Гойя. Дон Фанчо. Маэстро. Значит, он еще жив. Значит, выжил. Не погиб ни из-за крушения Испании, ни из-за нового приступа болезни, который пять лет назад — и это было последнее, что я о нем знал, — погрузил его в пучину страданий. И не лишился рассудка, бродя, словно лунатик, как мне описывали в то время, по комнатам своего загородного дома, своей кинты в Мансанаресе, с горящими свечами, прикрепленными к полям шляпы, и рисуя ночные причуды своей одержимой демонами фантазии. Значит, ничего подобного. Он был в Бордо. Сам себе хозяин. Как всегда. Его почерк не утратил уверенности и даже некоторой заносчивости, с какой он в свое время, тридцать лет назад, отважился подписаться на портрете герцогини у ее ног: «Только Гойя». Гойя в Бордо.
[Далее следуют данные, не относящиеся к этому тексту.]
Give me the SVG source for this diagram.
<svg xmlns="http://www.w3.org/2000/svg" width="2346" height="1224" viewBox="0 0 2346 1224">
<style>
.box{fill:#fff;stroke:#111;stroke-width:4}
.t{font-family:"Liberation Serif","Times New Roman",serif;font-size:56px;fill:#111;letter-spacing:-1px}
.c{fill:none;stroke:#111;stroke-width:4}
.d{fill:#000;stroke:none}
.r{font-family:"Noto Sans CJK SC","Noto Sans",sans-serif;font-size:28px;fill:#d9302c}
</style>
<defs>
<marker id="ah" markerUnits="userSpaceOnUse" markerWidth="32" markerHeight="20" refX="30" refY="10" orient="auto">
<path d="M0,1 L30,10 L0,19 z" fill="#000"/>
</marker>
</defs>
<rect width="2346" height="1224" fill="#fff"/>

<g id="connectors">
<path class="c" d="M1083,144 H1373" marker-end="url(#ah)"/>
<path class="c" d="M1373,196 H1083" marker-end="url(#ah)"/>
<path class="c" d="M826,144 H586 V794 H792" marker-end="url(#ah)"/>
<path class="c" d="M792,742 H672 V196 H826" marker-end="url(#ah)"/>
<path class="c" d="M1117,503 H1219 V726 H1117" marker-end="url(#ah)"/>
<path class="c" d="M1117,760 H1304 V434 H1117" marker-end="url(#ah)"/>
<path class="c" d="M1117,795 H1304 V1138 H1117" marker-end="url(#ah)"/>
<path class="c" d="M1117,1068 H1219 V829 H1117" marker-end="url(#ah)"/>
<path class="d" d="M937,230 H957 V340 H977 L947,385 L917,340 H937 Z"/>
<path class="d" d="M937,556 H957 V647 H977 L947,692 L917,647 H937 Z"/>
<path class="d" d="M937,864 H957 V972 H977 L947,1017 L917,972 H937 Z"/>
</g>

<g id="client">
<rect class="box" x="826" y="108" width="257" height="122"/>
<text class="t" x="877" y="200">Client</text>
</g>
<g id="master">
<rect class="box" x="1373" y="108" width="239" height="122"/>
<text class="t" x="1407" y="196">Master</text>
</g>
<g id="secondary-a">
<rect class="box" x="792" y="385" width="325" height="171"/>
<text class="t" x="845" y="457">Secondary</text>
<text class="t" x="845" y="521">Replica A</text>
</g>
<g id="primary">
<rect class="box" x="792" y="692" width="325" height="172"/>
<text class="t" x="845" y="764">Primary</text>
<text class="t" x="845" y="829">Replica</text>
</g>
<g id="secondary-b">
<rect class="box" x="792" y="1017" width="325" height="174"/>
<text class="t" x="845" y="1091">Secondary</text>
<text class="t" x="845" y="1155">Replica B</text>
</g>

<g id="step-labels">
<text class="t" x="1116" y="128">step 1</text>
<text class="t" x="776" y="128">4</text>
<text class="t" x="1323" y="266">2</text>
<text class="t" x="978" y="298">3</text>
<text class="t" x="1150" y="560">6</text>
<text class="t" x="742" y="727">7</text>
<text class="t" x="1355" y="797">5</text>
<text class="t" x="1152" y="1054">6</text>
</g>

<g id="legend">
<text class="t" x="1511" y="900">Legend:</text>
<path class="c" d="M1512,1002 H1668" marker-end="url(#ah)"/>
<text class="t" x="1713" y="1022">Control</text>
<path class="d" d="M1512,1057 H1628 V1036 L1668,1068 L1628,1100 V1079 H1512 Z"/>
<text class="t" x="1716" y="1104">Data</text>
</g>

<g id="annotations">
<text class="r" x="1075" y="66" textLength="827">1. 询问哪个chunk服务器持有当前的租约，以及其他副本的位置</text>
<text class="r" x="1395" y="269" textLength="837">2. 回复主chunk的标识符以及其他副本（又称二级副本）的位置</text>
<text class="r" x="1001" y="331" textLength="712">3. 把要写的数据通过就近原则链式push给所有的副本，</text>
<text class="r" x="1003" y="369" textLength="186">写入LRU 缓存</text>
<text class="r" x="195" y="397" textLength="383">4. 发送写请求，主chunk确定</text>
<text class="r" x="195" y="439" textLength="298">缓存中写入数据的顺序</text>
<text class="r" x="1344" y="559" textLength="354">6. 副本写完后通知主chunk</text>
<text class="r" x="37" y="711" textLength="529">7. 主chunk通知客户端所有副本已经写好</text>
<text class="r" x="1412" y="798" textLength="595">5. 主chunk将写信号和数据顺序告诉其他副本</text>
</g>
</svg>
Несгибаемый, непредсказуемый старик.
Письмо гласило:
Ваше превосходительство сеньор дон Мануэль!
Наверно, Вашей Светлости покажеца страным што я обращаюсь к ниму после стольких лет разлуки и молчания и после стольких нещастий которые приключились с нашей дарагой Испанией, ибо для чего напоманать о них тому кто знает о них лучше чем я и испытал их сам на своей собственай шкуре. Не знаю также извесно ли В.Свлсти што я нахожусь в Бордо
[15]
, куда только што приехал с разришения Двора, и естли оное, как я надеюсь, Двор саблагавалит продлить, то останусь здесь со своими близкими да тех пор, пака или все изменица или сам умру ибо уже приближаюсь к восьмому десятку, дон Мой Мануэль, но я не хачу вас больше заговаривать моими невзгодами.
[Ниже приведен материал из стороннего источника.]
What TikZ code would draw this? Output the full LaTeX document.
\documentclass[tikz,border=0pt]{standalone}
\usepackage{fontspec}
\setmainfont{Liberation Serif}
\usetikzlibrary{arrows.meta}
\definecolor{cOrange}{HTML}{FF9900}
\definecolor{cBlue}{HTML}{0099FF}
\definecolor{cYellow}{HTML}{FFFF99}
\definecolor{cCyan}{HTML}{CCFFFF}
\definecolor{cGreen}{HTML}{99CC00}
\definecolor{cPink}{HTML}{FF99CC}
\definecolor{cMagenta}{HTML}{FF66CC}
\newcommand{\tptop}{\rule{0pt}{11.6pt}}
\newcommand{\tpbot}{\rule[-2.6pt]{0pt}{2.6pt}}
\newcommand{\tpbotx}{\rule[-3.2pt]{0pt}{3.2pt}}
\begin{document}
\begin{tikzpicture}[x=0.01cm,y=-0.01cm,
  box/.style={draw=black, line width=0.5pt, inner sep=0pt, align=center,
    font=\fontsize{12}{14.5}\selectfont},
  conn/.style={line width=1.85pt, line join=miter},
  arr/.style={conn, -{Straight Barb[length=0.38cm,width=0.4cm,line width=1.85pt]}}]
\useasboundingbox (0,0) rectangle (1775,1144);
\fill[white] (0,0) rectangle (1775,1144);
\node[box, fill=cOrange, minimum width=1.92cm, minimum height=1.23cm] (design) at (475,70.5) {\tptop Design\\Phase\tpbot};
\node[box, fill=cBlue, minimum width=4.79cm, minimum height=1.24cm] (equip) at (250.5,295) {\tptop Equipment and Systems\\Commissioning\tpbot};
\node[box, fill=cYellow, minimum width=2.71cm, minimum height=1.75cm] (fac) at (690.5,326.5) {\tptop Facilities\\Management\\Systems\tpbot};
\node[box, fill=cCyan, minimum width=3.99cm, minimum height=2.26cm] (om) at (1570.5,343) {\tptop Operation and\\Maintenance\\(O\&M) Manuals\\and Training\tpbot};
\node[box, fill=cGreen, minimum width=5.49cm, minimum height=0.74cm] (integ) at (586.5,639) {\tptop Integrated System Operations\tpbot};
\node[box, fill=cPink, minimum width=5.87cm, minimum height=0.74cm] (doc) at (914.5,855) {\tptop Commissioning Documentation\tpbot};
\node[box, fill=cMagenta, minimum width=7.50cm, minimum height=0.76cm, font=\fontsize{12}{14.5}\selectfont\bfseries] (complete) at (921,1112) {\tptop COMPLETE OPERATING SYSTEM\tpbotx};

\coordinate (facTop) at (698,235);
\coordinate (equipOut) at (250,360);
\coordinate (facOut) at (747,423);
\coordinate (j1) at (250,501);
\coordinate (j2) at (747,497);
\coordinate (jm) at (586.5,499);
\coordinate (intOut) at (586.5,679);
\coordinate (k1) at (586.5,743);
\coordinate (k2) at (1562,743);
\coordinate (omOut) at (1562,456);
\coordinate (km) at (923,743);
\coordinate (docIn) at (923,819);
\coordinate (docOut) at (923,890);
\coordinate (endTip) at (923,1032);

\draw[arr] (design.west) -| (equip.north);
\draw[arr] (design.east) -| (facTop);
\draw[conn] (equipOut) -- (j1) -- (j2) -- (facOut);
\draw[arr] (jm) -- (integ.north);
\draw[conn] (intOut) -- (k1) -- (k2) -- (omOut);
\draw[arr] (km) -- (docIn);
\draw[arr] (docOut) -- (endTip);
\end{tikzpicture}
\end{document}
Причиной этого письма являица то што я прослышал што В.Свлстъ предприняла написание своих васпоманиний чему я очень рат, потому што ими развеюца многие выдумки и лживые росказни и потому што я подумал што и я смогу внести в это свою лепту и скромно помочь Вам достичь святых целей, сообщив Вам ценные факты, относящиеся к прискорбному происшествию што случилось вот уже боле двадцати лет тому нозат, потомушто меня беспокоит што истина до сих пор остается сокрытой, даже когда ана уже никому не может причинить вреда и естли будит открыта, но она сможет принести врет, естли астанеца неизвестной. От проницательности В.Свлсти не ускользнет што я имею в виду — я говорю о происшествии которое коснулось нас всех и даже бросило тень на особы, весьма любимые и почитаемые как В.Свлстью так и мной.
И естли В.Свлстъ будит просить меня об этих часных сведениях с тем штобы впаследствие распорядиться ими так, как найдет нужным, я гатов кагда угодно и как угодно приехать в Рим и тем самым еще раз, спустя шестьдесят лет, посетить этот горот, и хотя и не думаю штобы кто-нибудь из моих друзей времен ученичества еще остался жив, я все же воспользовался бы случаем штобы снова заняца изучением сокровищ искства Италии и учица как тогда у них, так как учица никогда не позно и я «еще учусь», как я говорю в адном из моих последних рисунков
[16]
, и естли В.Свлстъ думаит как и я, он не найдет неудобным узнать am меня то што я хател бы расказать штобы сбросить в канце-канцов с моих усталых плечь всю тяжесть той старой истории.